(Your instructions)
Copy out each line that includes the word "this".

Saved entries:
--
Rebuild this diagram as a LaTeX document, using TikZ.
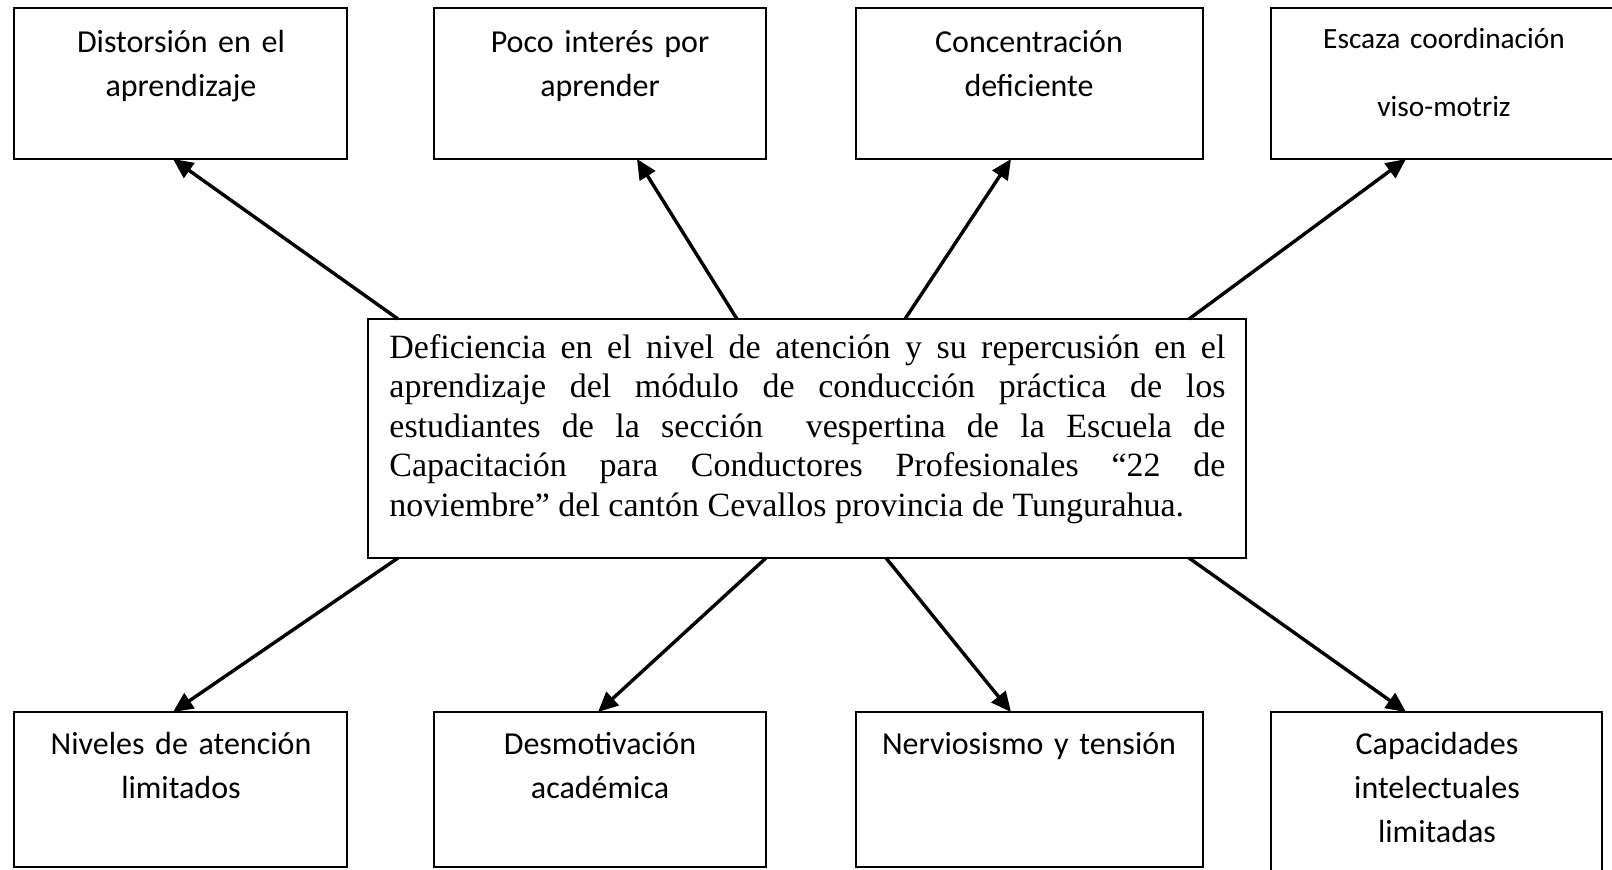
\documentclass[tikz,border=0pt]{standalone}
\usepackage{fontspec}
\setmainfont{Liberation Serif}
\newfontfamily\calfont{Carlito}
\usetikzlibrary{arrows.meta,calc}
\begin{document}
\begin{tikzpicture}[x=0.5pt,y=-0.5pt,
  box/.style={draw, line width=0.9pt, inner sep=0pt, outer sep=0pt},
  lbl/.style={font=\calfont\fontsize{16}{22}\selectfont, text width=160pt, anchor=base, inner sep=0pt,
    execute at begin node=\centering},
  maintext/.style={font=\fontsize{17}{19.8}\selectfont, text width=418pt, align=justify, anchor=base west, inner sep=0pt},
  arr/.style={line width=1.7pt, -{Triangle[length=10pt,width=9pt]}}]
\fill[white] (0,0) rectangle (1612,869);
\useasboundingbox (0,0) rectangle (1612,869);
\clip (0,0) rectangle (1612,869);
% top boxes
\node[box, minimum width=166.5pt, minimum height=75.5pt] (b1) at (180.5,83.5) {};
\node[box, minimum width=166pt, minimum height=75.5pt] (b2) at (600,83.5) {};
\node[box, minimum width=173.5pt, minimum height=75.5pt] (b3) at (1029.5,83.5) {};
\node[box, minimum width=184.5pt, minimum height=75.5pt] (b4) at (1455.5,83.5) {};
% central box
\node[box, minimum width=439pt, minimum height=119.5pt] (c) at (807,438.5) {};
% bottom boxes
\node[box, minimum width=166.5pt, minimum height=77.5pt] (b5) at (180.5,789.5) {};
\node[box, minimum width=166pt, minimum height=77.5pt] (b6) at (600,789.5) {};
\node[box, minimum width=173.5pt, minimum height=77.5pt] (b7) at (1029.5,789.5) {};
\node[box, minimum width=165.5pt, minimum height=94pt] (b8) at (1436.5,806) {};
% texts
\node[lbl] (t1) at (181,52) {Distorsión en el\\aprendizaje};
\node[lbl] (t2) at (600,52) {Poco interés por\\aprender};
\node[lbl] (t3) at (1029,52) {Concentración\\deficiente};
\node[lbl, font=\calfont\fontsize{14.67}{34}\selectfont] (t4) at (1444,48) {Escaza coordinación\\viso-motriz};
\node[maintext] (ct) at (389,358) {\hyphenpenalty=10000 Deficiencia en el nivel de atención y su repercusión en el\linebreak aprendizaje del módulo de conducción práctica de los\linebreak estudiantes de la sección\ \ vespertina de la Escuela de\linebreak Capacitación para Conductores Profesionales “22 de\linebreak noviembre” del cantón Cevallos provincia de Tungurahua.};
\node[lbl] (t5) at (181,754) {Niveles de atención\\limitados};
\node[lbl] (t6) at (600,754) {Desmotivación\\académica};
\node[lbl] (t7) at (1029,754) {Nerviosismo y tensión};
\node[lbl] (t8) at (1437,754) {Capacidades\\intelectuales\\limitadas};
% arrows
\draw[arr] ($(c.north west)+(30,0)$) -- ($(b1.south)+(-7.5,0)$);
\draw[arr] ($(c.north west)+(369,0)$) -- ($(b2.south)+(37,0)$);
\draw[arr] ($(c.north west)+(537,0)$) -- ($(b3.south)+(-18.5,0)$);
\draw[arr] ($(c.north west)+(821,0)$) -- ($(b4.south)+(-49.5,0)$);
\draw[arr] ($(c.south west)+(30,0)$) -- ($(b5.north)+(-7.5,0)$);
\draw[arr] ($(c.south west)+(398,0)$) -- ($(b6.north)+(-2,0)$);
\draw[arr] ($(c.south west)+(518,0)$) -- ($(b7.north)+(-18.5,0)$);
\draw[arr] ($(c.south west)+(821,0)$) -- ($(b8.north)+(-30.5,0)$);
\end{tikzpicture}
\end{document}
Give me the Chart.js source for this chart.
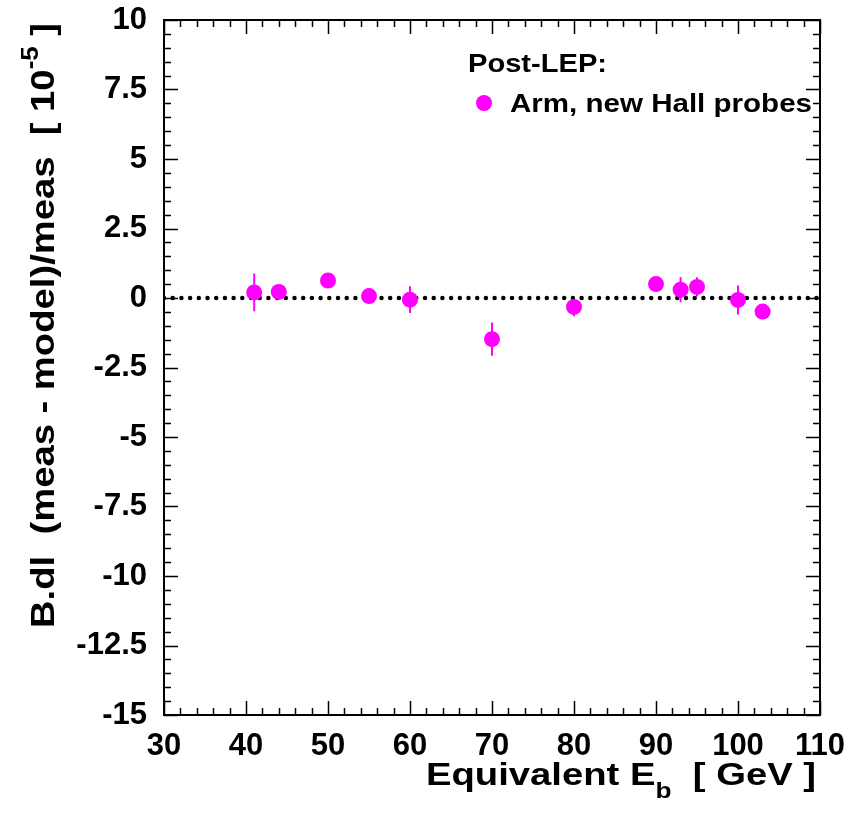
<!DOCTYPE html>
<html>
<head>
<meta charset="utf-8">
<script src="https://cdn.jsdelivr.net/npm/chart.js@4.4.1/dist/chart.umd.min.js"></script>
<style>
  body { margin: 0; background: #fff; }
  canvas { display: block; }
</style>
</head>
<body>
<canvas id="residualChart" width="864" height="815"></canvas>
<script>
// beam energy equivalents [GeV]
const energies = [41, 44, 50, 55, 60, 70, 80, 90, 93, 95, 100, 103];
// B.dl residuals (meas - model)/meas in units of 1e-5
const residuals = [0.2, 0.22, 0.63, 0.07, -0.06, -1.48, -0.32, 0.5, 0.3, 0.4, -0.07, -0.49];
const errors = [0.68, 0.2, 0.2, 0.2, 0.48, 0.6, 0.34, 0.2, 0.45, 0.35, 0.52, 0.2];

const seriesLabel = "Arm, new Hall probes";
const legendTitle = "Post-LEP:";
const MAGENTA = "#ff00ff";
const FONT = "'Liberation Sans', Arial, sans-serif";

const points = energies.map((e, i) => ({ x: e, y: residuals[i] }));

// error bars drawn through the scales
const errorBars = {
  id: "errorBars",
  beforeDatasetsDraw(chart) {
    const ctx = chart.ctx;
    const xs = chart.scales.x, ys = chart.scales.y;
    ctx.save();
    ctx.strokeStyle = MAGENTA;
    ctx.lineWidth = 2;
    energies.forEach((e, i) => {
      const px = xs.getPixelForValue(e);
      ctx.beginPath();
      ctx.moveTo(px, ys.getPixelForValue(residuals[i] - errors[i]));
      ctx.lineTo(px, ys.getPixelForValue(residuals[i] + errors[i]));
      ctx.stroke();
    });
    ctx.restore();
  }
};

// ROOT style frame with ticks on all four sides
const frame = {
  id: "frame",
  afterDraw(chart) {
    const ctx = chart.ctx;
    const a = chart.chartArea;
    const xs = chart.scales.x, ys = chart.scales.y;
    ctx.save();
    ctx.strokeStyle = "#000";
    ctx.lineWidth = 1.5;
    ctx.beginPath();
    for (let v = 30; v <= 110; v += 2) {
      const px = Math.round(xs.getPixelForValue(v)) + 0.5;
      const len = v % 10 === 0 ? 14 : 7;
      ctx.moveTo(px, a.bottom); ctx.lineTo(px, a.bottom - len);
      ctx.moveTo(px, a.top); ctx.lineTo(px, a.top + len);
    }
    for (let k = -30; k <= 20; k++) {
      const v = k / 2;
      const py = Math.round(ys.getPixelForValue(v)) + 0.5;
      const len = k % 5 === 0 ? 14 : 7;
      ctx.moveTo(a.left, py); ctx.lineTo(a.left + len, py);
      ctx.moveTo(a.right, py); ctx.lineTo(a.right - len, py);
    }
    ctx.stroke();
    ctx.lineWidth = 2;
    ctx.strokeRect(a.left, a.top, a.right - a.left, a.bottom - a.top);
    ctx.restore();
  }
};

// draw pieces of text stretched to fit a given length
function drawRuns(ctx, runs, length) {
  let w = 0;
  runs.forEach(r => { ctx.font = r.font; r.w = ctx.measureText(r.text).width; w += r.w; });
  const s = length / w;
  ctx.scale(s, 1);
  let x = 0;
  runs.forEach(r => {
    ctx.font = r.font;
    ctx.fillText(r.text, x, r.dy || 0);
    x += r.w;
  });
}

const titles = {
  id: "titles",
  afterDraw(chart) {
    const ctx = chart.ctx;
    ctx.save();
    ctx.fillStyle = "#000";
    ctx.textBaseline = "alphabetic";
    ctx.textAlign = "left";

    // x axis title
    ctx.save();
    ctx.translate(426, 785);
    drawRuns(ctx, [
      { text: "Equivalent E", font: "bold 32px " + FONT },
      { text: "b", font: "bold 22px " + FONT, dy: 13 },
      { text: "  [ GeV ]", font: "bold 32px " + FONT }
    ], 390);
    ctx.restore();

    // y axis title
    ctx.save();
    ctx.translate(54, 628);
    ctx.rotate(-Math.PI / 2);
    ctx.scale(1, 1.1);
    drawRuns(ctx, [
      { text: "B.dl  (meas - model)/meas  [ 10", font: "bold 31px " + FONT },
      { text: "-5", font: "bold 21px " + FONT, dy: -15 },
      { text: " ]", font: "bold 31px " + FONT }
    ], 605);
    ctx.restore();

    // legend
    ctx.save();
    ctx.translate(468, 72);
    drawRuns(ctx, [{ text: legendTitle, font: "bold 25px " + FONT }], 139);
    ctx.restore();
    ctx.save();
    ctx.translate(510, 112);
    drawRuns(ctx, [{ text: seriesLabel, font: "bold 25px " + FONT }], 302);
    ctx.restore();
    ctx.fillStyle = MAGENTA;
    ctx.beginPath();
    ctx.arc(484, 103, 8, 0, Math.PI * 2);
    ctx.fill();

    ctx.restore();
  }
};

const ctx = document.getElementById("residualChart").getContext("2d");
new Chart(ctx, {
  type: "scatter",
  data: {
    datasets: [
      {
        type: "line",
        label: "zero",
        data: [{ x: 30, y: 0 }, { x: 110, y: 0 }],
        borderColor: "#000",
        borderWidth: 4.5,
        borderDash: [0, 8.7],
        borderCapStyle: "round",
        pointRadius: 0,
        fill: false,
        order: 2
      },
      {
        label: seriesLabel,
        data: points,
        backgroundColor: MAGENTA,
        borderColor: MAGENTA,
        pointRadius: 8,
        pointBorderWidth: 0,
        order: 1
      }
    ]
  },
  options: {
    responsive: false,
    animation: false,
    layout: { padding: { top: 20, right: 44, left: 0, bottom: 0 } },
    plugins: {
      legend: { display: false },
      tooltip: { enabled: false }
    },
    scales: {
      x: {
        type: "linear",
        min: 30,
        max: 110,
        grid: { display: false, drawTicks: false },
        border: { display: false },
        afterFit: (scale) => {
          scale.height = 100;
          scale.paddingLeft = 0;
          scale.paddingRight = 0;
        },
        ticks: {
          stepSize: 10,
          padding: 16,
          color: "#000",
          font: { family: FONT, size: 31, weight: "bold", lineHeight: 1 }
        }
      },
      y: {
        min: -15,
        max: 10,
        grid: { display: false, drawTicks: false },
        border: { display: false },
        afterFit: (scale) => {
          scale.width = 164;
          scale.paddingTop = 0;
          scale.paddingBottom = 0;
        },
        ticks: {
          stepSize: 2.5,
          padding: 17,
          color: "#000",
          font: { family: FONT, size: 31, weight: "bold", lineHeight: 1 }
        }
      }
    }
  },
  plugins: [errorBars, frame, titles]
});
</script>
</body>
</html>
--
(Correct response)
Rebuild this diagram as a LaTeX document, using TikZ.
Give me the Chart.js source for this chart.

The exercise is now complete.